Bits of it work. The relationship between mother and son is unsettling, grotesque, and just feasible; the relationships between Alexa, Anne and Lord Shorne are imaginable but turning Vita into a man is an over simplification. However bitter Violet felt about the end of their relationship the fact remains that they were both married women, Vita with children. Whilst Lord Shorne has nothing to fear but his (admittedly terrifying) mother his behaviour towards Anne is cowardly and unforgivable, as is his behaviour towards Alexa. For the real Vita – unable as a woman to inherit as the fictional Shorne does, dependant on her mother and her writing for an income, the decision to return to the husband she undoubtedly had a loving if unorthodox relationship with (and of course her children, home and other responsibilities) is altogether less cowardly.
The very best part of the book though is the grand seduction scene – as with all half planned seductions, this one set to take place in the most theatrical of locations there is more than a hint of farce. In this case it’s the drunken progress through a series of state rooms to a moth ball infested four poster. Entirely English, very funny, not particularly salacious, and I suspect very cruel because it has an entirely authentic ring to it.

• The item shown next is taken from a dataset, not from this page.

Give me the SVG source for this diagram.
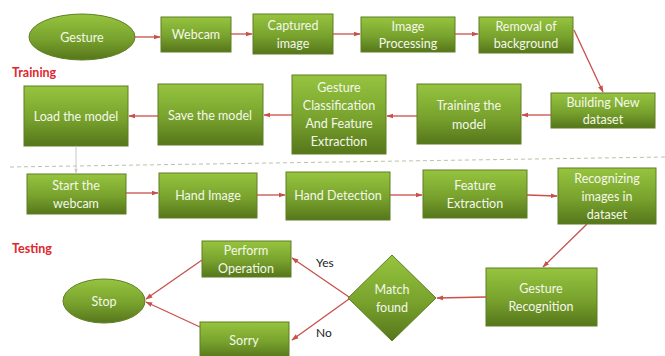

There are other passages I’ve marked too, an acid aside about the Italian spring which I’m inclined to see as a sniffy dismissal of ‘The Enchanted April’ is just one. Quite apart from any associations with actual personalities I consider this worth a read – just for the bedroom farce alone it’s worth the cover price, and there’s much more than that, but for anyone with a passing interest in any of the three women it concerns it’s absolutely worth tracking down. If nothing else Violet does a cracking job on demystifying Virginia Woolf and raises some interesting questions about gender and same sex relationships – mostly by not mentioning them.